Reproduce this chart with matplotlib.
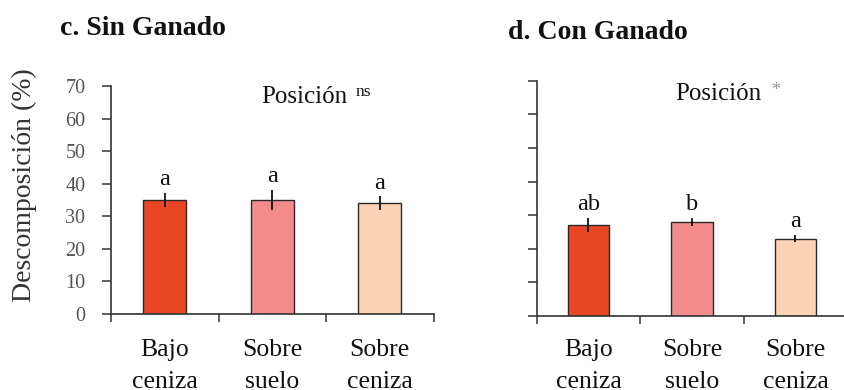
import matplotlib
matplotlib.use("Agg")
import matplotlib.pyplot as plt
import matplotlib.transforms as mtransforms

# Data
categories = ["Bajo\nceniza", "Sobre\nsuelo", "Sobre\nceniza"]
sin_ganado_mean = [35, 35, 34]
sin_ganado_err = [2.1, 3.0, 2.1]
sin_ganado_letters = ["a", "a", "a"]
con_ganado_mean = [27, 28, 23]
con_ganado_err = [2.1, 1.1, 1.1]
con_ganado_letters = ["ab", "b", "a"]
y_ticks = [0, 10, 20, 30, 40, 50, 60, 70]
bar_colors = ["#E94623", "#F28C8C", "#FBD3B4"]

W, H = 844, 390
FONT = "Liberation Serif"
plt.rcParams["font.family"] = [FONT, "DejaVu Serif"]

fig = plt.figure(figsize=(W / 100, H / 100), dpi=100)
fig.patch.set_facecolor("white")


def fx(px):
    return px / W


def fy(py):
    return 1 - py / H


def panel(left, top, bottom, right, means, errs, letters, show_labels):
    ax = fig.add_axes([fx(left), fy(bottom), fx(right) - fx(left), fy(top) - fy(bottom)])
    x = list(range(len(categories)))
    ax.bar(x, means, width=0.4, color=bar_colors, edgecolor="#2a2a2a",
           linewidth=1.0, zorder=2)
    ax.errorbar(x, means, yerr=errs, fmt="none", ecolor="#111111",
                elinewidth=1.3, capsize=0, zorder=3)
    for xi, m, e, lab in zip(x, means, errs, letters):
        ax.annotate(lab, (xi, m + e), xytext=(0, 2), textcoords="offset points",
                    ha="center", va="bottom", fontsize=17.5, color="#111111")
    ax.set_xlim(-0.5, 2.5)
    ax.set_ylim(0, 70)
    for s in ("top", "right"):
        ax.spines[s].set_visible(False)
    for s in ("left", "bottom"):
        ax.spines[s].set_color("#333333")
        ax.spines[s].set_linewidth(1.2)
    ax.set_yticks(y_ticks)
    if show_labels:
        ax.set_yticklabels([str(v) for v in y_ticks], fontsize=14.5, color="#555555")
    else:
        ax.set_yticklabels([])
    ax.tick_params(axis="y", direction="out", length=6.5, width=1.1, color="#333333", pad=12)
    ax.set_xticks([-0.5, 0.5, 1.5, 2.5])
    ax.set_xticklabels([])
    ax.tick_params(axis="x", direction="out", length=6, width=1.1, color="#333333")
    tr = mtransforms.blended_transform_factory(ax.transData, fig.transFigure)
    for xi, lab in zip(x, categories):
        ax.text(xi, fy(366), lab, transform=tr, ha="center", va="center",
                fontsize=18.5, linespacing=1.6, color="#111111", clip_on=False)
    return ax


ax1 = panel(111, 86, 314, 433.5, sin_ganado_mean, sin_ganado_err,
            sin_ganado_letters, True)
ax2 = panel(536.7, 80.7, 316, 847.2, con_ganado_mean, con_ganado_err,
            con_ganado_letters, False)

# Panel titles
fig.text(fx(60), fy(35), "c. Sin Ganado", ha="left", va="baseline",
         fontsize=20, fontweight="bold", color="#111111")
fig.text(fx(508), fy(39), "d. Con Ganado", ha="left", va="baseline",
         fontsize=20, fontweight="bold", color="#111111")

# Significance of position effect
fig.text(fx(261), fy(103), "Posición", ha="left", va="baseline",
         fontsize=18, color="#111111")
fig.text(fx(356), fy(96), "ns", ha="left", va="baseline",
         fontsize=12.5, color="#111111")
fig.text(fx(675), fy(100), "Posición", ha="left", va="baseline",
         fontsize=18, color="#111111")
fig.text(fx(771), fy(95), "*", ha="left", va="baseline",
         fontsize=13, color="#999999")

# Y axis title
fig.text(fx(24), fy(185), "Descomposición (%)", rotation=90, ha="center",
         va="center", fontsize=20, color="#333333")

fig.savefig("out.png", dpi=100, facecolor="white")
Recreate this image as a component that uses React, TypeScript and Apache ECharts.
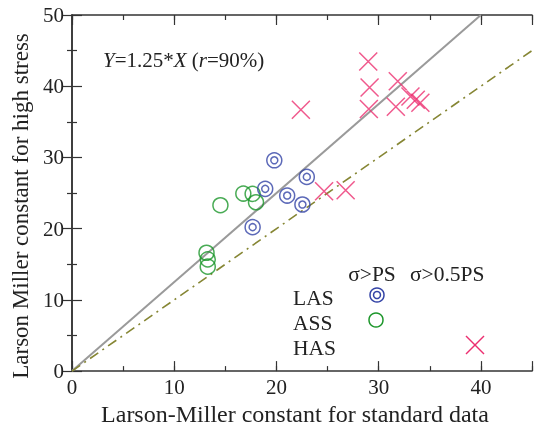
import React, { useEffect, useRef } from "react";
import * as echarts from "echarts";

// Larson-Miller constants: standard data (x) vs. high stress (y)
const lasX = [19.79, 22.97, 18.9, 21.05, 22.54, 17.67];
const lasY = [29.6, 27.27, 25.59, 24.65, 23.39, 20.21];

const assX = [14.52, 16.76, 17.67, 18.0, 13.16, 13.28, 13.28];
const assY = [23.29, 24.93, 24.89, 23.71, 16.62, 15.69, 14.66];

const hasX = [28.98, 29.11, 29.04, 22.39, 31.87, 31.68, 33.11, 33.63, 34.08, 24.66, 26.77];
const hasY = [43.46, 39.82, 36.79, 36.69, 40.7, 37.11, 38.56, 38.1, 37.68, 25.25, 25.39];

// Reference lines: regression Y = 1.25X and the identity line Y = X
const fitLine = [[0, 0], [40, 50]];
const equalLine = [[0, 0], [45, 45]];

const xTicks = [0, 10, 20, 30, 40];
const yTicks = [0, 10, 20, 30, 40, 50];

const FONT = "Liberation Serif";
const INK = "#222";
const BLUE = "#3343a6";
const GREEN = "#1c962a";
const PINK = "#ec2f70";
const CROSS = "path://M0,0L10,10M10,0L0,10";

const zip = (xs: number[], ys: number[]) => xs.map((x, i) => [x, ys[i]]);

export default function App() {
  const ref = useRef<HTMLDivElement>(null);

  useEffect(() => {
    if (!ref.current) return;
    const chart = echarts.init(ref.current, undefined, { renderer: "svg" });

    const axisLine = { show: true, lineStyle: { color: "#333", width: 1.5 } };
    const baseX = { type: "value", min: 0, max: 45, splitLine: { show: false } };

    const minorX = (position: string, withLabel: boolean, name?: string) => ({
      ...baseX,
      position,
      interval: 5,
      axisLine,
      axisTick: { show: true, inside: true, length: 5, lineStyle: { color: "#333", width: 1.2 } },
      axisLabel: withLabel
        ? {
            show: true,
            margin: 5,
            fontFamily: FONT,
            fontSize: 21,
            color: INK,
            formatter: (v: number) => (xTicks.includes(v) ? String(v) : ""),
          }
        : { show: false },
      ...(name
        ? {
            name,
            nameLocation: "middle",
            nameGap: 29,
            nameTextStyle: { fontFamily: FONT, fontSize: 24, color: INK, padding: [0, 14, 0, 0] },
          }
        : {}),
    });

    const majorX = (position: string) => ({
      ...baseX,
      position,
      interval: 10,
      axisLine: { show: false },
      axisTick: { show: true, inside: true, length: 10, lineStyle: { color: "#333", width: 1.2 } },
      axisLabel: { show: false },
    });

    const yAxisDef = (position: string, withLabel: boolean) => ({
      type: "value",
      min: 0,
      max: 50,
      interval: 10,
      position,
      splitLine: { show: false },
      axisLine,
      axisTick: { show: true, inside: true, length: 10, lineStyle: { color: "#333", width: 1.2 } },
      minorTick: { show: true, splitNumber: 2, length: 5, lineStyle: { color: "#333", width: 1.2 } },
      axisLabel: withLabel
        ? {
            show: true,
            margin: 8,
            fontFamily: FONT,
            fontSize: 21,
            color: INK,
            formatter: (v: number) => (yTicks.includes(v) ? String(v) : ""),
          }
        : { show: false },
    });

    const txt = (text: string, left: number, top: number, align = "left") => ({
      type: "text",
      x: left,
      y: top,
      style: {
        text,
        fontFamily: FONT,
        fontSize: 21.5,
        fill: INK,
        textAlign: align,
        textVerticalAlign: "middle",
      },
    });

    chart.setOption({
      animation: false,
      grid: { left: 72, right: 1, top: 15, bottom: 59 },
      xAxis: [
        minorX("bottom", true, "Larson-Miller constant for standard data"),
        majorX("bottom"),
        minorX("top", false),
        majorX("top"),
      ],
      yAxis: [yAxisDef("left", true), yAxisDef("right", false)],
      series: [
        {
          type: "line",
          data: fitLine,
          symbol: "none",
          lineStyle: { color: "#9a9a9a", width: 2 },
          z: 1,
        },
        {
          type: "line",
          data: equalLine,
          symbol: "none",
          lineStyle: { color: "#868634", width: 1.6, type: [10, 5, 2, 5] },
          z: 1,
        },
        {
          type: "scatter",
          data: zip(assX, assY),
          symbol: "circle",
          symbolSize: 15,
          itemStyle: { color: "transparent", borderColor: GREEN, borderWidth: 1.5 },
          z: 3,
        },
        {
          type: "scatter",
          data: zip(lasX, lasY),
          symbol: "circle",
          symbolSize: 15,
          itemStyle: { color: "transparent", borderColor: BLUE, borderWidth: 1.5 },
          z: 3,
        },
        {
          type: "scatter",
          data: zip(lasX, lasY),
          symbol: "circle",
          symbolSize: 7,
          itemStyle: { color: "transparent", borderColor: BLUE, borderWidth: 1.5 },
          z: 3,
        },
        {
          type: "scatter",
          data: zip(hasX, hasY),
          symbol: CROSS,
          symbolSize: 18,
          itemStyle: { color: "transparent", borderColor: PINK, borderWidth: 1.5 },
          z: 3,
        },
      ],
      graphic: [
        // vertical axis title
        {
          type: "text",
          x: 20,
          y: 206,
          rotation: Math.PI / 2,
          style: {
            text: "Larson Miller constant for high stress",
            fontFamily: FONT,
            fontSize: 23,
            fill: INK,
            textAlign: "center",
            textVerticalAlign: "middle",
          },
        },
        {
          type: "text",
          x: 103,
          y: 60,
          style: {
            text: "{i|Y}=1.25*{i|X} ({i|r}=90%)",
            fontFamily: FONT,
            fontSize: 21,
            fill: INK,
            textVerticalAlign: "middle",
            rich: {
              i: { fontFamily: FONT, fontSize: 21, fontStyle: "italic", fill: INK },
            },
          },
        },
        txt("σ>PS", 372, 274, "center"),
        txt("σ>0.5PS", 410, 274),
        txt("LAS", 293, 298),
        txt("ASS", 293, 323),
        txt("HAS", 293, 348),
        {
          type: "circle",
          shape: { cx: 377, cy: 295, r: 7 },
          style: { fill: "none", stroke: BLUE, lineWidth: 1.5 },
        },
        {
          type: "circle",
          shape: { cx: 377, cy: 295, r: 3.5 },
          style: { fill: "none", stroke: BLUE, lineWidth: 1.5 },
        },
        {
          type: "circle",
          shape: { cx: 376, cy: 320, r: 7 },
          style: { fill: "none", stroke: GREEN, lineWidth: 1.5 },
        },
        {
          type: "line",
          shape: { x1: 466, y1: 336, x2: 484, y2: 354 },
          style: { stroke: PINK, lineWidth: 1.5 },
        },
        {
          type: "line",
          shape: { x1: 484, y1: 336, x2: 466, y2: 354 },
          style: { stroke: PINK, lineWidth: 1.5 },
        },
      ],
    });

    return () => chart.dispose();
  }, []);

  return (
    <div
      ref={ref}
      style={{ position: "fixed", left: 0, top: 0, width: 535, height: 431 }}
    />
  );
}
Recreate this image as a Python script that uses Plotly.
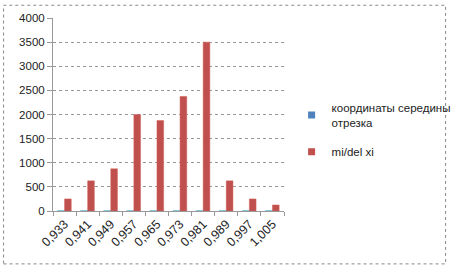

★ ★ ★ ★

● **Task objective**:
Make an exact copy of the lines from the one with "Recreate this image as a component" through the one with "import * as", both ends in, and nothing else. Drop every picture.

● **Completed exercise**:
Recreate this image as a component that uses React, TypeScript and Apache ECharts.
import React, { useEffect, useRef } from "react";
import * as echarts from "echarts";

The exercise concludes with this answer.